In early 2012 a small group from Chippewa Valley Technical College and the Eau Claire Area School District (ECASD) joined together to discuss ways in which the two institutions could partner to better help district students learn more about CVTC. In particular, the group focused on ways to transition students of color seamlessly from ECASD to CVTC.
Lee Pao Xiong was invited to speak to the group to discuss his experience as a leader in the international Hmong community. Xiong is currently the Director of the Center for Hmong Studies at Concordia University in St. Paul. He explained that the success of Hmong students at Concordia is the direct result of the previous university president anticipating growth in the St. Paul Hmong community and seeing it as an opportunity for Concordia University to serve that population.
“Lee Pao is an inspiring leader and educator,” said Kristen Raney, dean of Academic Development and Services for CVTC. “He is the perfect person to help CVTC and ECASD better understand the ways in which we can better prepare, transition, and support Hmong students as they move from the school district to CVTC.”

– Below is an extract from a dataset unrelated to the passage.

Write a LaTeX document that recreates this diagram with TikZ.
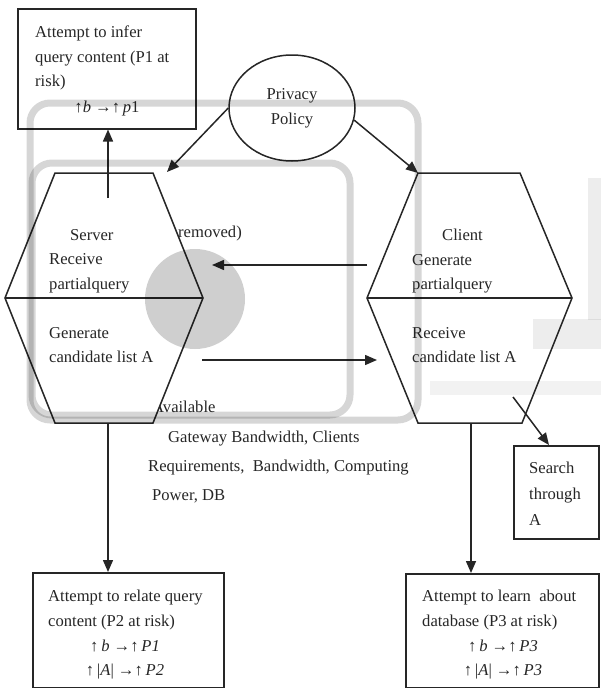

Xiong supports the collaboration efforts between CVTC and ECASD. He explained that education is the number one value in Hmong culture, and bringing Hmong culture into our schools impacts student success. American-Hmong, the generation of students currently in Eau Claire schools, sometimes lack direction because they are not familiar with the struggle of their parents’ and grandparents’ generations. “Young people rooted in their culture do better in school,” said Xiong.
Most of the Hmong in Eau Claire arrived in the United States after being displaced from Laos, their home country where they fought with Americans during the Vietnam War. Xiong reminded the group that over 10 percent of Hmong people were killed in Laos protecting American interests, and more than 50,000 Hmong died trying to cross the Mekong River while fleeing persecution.

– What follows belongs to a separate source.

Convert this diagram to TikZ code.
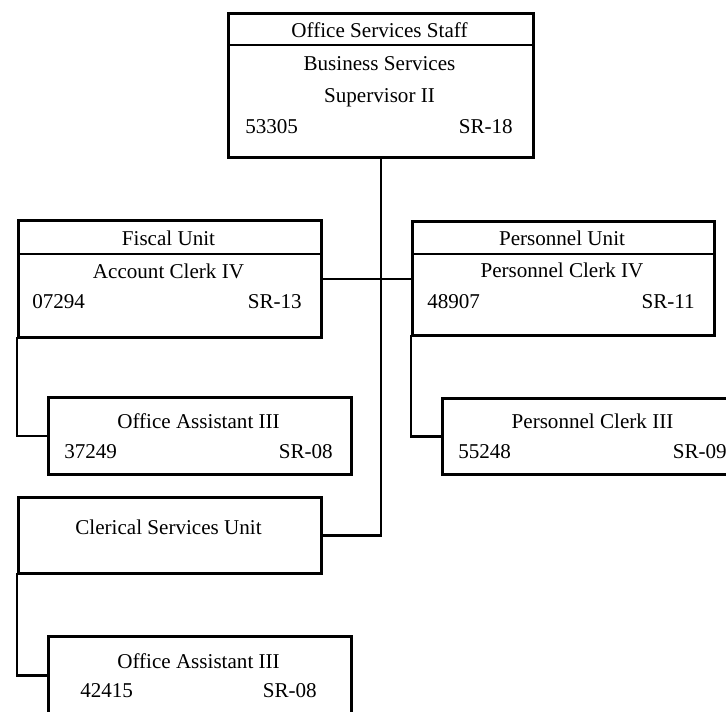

Xiong emphasized there are pockets of leaders in the Chippewa Valley. He encouraged CVTC and ECASD to identify those leaders, consider existing staff, and empower them as experts who can help with transitioning students. “We all have a stake in the conversation,” Xiong stated. “Everyone wants to see these students succeed, but you first must know where the students are coming from and what will allow them to learn. Talking with leaders in the Hmong community will help create that basis for understanding.”